> [Data provided]
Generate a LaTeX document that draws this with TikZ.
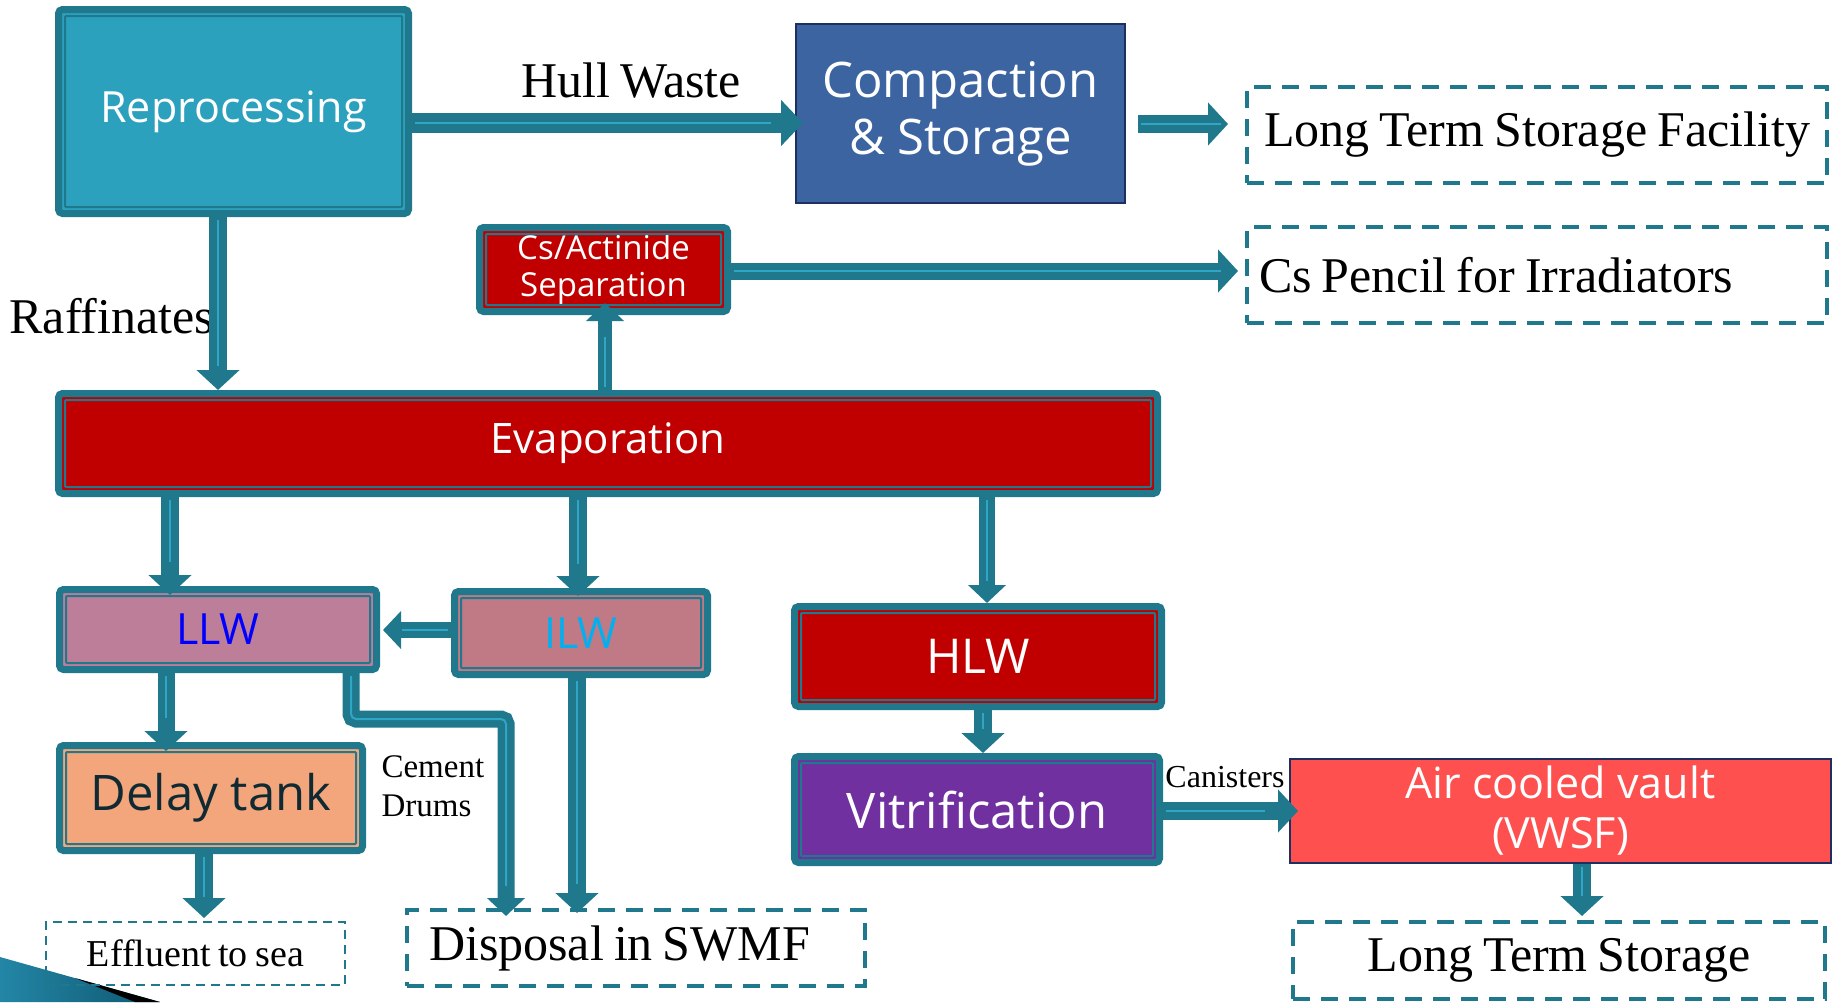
\documentclass[tikz,border=0pt]{standalone}
\usepackage{fontspec}
\setmainfont{Liberation Serif}[WordSpace=0.8]
\newfontfamily\boxfont{Open Sans}
\usetikzlibrary{arrows.meta}

\definecolor{tealdark}{HTML}{1F788C}
\definecolor{teallight}{HTML}{2FA6C6}
\definecolor{repfill}{HTML}{2CA1BE}
\definecolor{compfill}{HTML}{3B64A0}
\definecolor{navyline}{HTML}{1F2F60}
\definecolor{wastered}{HTML}{C00000}
\definecolor{llwfill}{HTML}{BD7E9A}
\definecolor{ilwfill}{HTML}{BF7A86}
\definecolor{delayfill}{HTML}{F3A57B}
\definecolor{vitfill}{HTML}{7030A0}
\definecolor{vaultfill}{HTML}{FF5050}
\definecolor{llwtext}{HTML}{0000FF}
\definecolor{ilwtext}{HTML}{00B0F0}
\definecolor{delaytext}{HTML}{0F2A33}
\definecolor{wedgelight}{HTML}{2386A6}
\definecolor{wedgedark}{HTML}{0E5670}

\newcommand{\fs}[2]{\fontsize{#1}{#2}\selectfont}

\begin{document}
\begin{tikzpicture}[x=1pt,y=-1pt,
  tbox/.style={draw=tealdark, line width=7pt, rounded corners=4pt, inner sep=0pt,
               text=white, align=center},
  pbox/.style={draw=navyline, line width=2pt, inner sep=0pt, text=white, align=center},
  dbox/.style={draw=tealdark, line width=4pt, dash pattern=on 17pt off 11pt,
               inner sep=0pt, text=black, align=center},
  innerline/.style={draw=tealdark, line width=2pt, rounded corners=1pt},
  flow/.style={draw=tealdark, line width=18pt, -{Triangle[width=42pt,length=20pt]},
               postaction={draw=teallight, line width=2pt, -, shorten <=3pt, shorten >=24pt}},
  slimflow/.style={draw=tealdark, line width=15pt, -{Triangle[width=37pt,length=18pt]},
               postaction={draw=teallight, line width=2pt, -, shorten <=3pt, shorten >=22pt}}
]
\useasboundingbox (0,0) rectangle (1841,1002);

% corner wedge of the slide
\shade[left color=wedgelight, right color=wedgedark] (0,957) -- (160,1002) -- (0,1002) -- cycle;
\fill[black] (75,978) -- (160,1002) -- (135,1002) -- cycle;

% process boxes
\node[tbox, fill=repfill, minimum width=350pt, minimum height=204pt,
      font=\boxfont\fs{43}{50}] (rep) at (233.5,111.5) {Reprocessing};
\node[pbox, fill=compfill, minimum width=329pt, minimum height=179pt,
      font=\boxfont\fs{49}{57}] (comp) at (960.5,113.5) {Compaction\\\& Storage};
\node[tbox, fill=wastered, minimum width=248pt, minimum height=84pt,
      font=\boxfont\fs{33}{37}] (csact) at (603.5,269.5) {Cs/Actinide\\Separation};
\node[tbox, fill=wastered, minimum width=1099pt, minimum height=100pt,
      font=\boxfont\fs{42}{48}] (evap) at (608,443.5) {Evaporation};
\node[tbox, fill=llwfill, text=llwtext, minimum width=317pt, minimum height=80pt,
      font=\boxfont\fs{43}{48}] (llw) at (218,629.5) {LLW};
\node[tbox, fill=ilwfill, text=ilwtext, minimum width=253pt, minimum height=83pt,
      font=\boxfont\fs{43}{48}] (ilw) at (581,633) {ILW};
\node[tbox, fill=wastered, minimum width=367pt, minimum height=100pt,
      font=\boxfont\fs{48}{54}] (hlw) at (978,656.5) {HLW};
\node[tbox, fill=vitfill, minimum width=365pt, minimum height=106pt,
      font=\boxfont\fs{49}{56}] (vit) at (977,809.5) {Vitrification};
\node[tbox, fill=delayfill, text=delaytext, minimum width=303pt, minimum height=105pt,
      font=\boxfont\fs{49}{56}] (delay) at (211,798) {Delay tank};
\node[pbox, fill=vaultfill, minimum width=541pt, minimum height=104pt,
      font=\boxfont\fs{43}{50}] (vault) at (1560.5,811) {Air cooled vault\\(VWSF)};

% inner frame lines of the teal boxes
\foreach \n in {rep,csact,evap,llw,ilw,hlw,vit,delay}
  \draw[innerline] ([shift={(10pt,-10pt)}]\n.north west) rectangle ([shift={(-10pt,10pt)}]\n.south east);

% destinations (dashed)
\node[dbox, minimum width=580pt, minimum height=96pt,
      font=\fs{50}{56}] (ltsf) at (1537,135) {Long Term Storage Facility};
\node[dbox, minimum width=580pt, minimum height=96pt, text width=556pt, align=flush left,
      font=\fs{50}{56}] (cspen) at (1537,275) {Cs Pencil for Irradiators};
\node[dbox, line width=2pt, dash pattern=on 9pt off 6pt, minimum width=299pt,
      minimum height=63pt, font=\fs{38}{44}] (eff) at (195.5,953.5) {Effluent to sea};
\node[dbox, minimum width=458pt, minimum height=76pt, text width=414pt, align=flush left,
      font=\fs{50}{56}] (swmf) at (636,948) {Disposal in SWMF};
\node[dbox, minimum width=532pt, minimum height=77pt,
      font=\fs{50}{56}] (lts) at (1559,960.5) {Long Term Storage};

% labels
\node[anchor=base, font=\fs{50}{56}] (hull) at (631,97) {Hull Waste};
\node[anchor=base west, font=\fs{50}{56}] (raff) at (6,333) {Raffinates};
\node[anchor=base west, align=left, font=\fs{33}{39}] (drums) at (378,816) {Cement\\Drums};
\node[anchor=base, font=\fs{32}{36}] (can) at (1225,787) {Canisters};

% flows
\coordinate (compout) at ([xshift=12pt]comp.east);
\draw[flow] (218,0 |- rep.south) -- (218,0 |- evap.north);
\draw[flow, -{Triangle[width=45pt,length=22pt]}, line width=20pt, shorten >=-8pt]
  (rep.east |- 0,123) -- (comp.west |- 0,123);
\draw[flow, shorten >=17pt] (compout |- 0,124) -- (ltsf.west |- 0,124);
\draw[flow, line width=17pt, shorten >=7pt] (csact.east |- 0,271) -- (cspen.west |- 0,271);
\draw[slimflow, line width=14pt, shorten >=-12pt] (605,0 |- evap.north) -- (605,0 |- csact.south);
\draw[flow, shorten >=-9pt] (170,0 |- evap.south) -- (170,0 |- llw.north);
\draw[flow, shorten >=-8pt] (578,0 |- evap.south) -- (578,0 |- ilw.north);
\draw[slimflow, line width=16pt] (987,0 |- evap.south) -- (987,0 |- hlw.north);
\draw[slimflow, line width=16pt, shorten >=3pt] (ilw.west |- 0,630) -- (llw.east |- 0,630);
\draw[flow, line width=17pt, shorten >=-9pt] (166,0 |- llw.south) -- (166,0 |- delay.north);
\draw[flow, shorten >=3pt] (204,0 |- delay.south) -- (204,0 |- eff.north);
\coordinate (drumbend) at (506,719);
\draw[slimflow, line width=17pt, rounded corners=5pt, shorten >=-8pt]
  (351,0 |- llw.south) |- (drumbend) -- (506,0 |- swmf.north);
\draw[flow, shorten >=-5pt] (577,0 |- ilw.south) -- (577,0 |- swmf.north);
\draw[flow] (983,0 |- hlw.south) -- (983,0 |- vit.north);
\draw[flow, shorten >=-9pt] (vit.east |- 0,811) -- (vault.west |- 0,811);
\draw[flow, shorten >=4pt] (1582,0 |- vault.south) -- (1582,0 |- lts.north);
\end{tikzpicture}
\end{document}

> [Directive] Extract all the data above exactly, excluding every picture.

> [Worked answer]
Generate a LaTeX document that draws this with TikZ.
\documentclass[tikz,border=0pt]{standalone}
\usepackage{fontspec}
\setmainfont{Liberation Serif}[WordSpace=0.8]
\newfontfamily\boxfont{Open Sans}
\usetikzlibrary{arrows.meta}

\definecolor{tealdark}{HTML}{1F788C}
\definecolor{teallight}{HTML}{2FA6C6}
\definecolor{repfill}{HTML}{2CA1BE}
\definecolor{compfill}{HTML}{3B64A0}
\definecolor{navyline}{HTML}{1F2F60}
\definecolor{wastered}{HTML}{C00000}
\definecolor{llwfill}{HTML}{BD7E9A}
\definecolor{ilwfill}{HTML}{BF7A86}
\definecolor{delayfill}{HTML}{F3A57B}
\definecolor{vitfill}{HTML}{7030A0}
\definecolor{vaultfill}{HTML}{FF5050}
\definecolor{llwtext}{HTML}{0000FF}
\definecolor{ilwtext}{HTML}{00B0F0}
\definecolor{delaytext}{HTML}{0F2A33}
\definecolor{wedgelight}{HTML}{2386A6}
\definecolor{wedgedark}{HTML}{0E5670}

\newcommand{\fs}[2]{\fontsize{#1}{#2}\selectfont}

\begin{document}
\begin{tikzpicture}[x=1pt,y=-1pt,
  tbox/.style={draw=tealdark, line width=7pt, rounded corners=4pt, inner sep=0pt,
               text=white, align=center},
  pbox/.style={draw=navyline, line width=2pt, inner sep=0pt, text=white, align=center},
  dbox/.style={draw=tealdark, line width=4pt, dash pattern=on 17pt off 11pt,
               inner sep=0pt, text=black, align=center},
  innerline/.style={draw=tealdark, line width=2pt, rounded corners=1pt},
  flow/.style={draw=tealdark, line width=18pt, -{Triangle[width=42pt,length=20pt]},
               postaction={draw=teallight, line width=2pt, -, shorten <=3pt, shorten >=24pt}},
  slimflow/.style={draw=tealdark, line width=15pt, -{Triangle[width=37pt,length=18pt]},
               postaction={draw=teallight, line width=2pt, -, shorten <=3pt, shorten >=22pt}}
]
\useasboundingbox (0,0) rectangle (1841,1002);

% corner wedge of the slide
\shade[left color=wedgelight, right color=wedgedark] (0,957) -- (160,1002) -- (0,1002) -- cycle;
\fill[black] (75,978) -- (160,1002) -- (135,1002) -- cycle;

% process boxes
\node[tbox, fill=repfill, minimum width=350pt, minimum height=204pt,
      font=\boxfont\fs{43}{50}] (rep) at (233.5,111.5) {Reprocessing};
\node[pbox, fill=compfill, minimum width=329pt, minimum height=179pt,
      font=\boxfont\fs{49}{57}] (comp) at (960.5,113.5) {Compaction\\\& Storage};
\node[tbox, fill=wastered, minimum width=248pt, minimum height=84pt,
      font=\boxfont\fs{33}{37}] (csact) at (603.5,269.5) {Cs/Actinide\\Separation};
\node[tbox, fill=wastered, minimum width=1099pt, minimum height=100pt,
      font=\boxfont\fs{42}{48}] (evap) at (608,443.5) {Evaporation};
\node[tbox, fill=llwfill, text=llwtext, minimum width=317pt, minimum height=80pt,
      font=\boxfont\fs{43}{48}] (llw) at (218,629.5) {LLW};
\node[tbox, fill=ilwfill, text=ilwtext, minimum width=253pt, minimum height=83pt,
      font=\boxfont\fs{43}{48}] (ilw) at (581,633) {ILW};
\node[tbox, fill=wastered, minimum width=367pt, minimum height=100pt,
      font=\boxfont\fs{48}{54}] (hlw) at (978,656.5) {HLW};
\node[tbox, fill=vitfill, minimum width=365pt, minimum height=106pt,
      font=\boxfont\fs{49}{56}] (vit) at (977,809.5) {Vitrification};
\node[tbox, fill=delayfill, text=delaytext, minimum width=303pt, minimum height=105pt,
      font=\boxfont\fs{49}{56}] (delay) at (211,798) {Delay tank};
\node[pbox, fill=vaultfill, minimum width=541pt, minimum height=104pt,
      font=\boxfont\fs{43}{50}] (vault) at (1560.5,811) {Air cooled vault\\(VWSF)};

% inner frame lines of the teal boxes
\foreach \n in {rep,csact,evap,llw,ilw,hlw,vit,delay}
  \draw[innerline] ([shift={(10pt,-10pt)}]\n.north west) rectangle ([shift={(-10pt,10pt)}]\n.south east);

% destinations (dashed)
\node[dbox, minimum width=580pt, minimum height=96pt,
      font=\fs{50}{56}] (ltsf) at (1537,135) {Long Term Storage Facility};
\node[dbox, minimum width=580pt, minimum height=96pt, text width=556pt, align=flush left,
      font=\fs{50}{56}] (cspen) at (1537,275) {Cs Pencil for Irradiators};
\node[dbox, line width=2pt, dash pattern=on 9pt off 6pt, minimum width=299pt,
      minimum height=63pt, font=\fs{38}{44}] (eff) at (195.5,953.5) {Effluent to sea};
\node[dbox, minimum width=458pt, minimum height=76pt, text width=414pt, align=flush left,
      font=\fs{50}{56}] (swmf) at (636,948) {Disposal in SWMF};
\node[dbox, minimum width=532pt, minimum height=77pt,
      font=\fs{50}{56}] (lts) at (1559,960.5) {Long Term Storage};

% labels
\node[anchor=base, font=\fs{50}{56}] (hull) at (631,97) {Hull Waste};
\node[anchor=base west, font=\fs{50}{56}] (raff) at (6,333) {Raffinates};
\node[anchor=base west, align=left, font=\fs{33}{39}] (drums) at (378,816) {Cement\\Drums};
\node[anchor=base, font=\fs{32}{36}] (can) at (1225,787) {Canisters};

% flows
\coordinate (compout) at ([xshift=12pt]comp.east);
\draw[flow] (218,0 |- rep.south) -- (218,0 |- evap.north);
\draw[flow, -{Triangle[width=45pt,length=22pt]}, line width=20pt, shorten >=-8pt]
  (rep.east |- 0,123) -- (comp.west |- 0,123);
\draw[flow, shorten >=17pt] (compout |- 0,124) -- (ltsf.west |- 0,124);
\draw[flow, line width=17pt, shorten >=7pt] (csact.east |- 0,271) -- (cspen.west |- 0,271);
\draw[slimflow, line width=14pt, shorten >=-12pt] (605,0 |- evap.north) -- (605,0 |- csact.south);
\draw[flow, shorten >=-9pt] (170,0 |- evap.south) -- (170,0 |- llw.north);
\draw[flow, shorten >=-8pt] (578,0 |- evap.south) -- (578,0 |- ilw.north);
\draw[slimflow, line width=16pt] (987,0 |- evap.south) -- (987,0 |- hlw.north);
\draw[slimflow, line width=16pt, shorten >=3pt] (ilw.west |- 0,630) -- (llw.east |- 0,630);
\draw[flow, line width=17pt, shorten >=-9pt] (166,0 |- llw.south) -- (166,0 |- delay.north);
\draw[flow, shorten >=3pt] (204,0 |- delay.south) -- (204,0 |- eff.north);
\coordinate (drumbend) at (506,719);
\draw[slimflow, line width=17pt, rounded corners=5pt, shorten >=-8pt]
  (351,0 |- llw.south) |- (drumbend) -- (506,0 |- swmf.north);
\draw[flow, shorten >=-5pt] (577,0 |- ilw.south) -- (577,0 |- swmf.north);
\draw[flow] (983,0 |- hlw.south) -- (983,0 |- vit.north);
\draw[flow, shorten >=-9pt] (vit.east |- 0,811) -- (vault.west |- 0,811);
\draw[flow, shorten >=4pt] (1582,0 |- vault.south) -- (1582,0 |- lts.north);
\end{tikzpicture}
\end{document}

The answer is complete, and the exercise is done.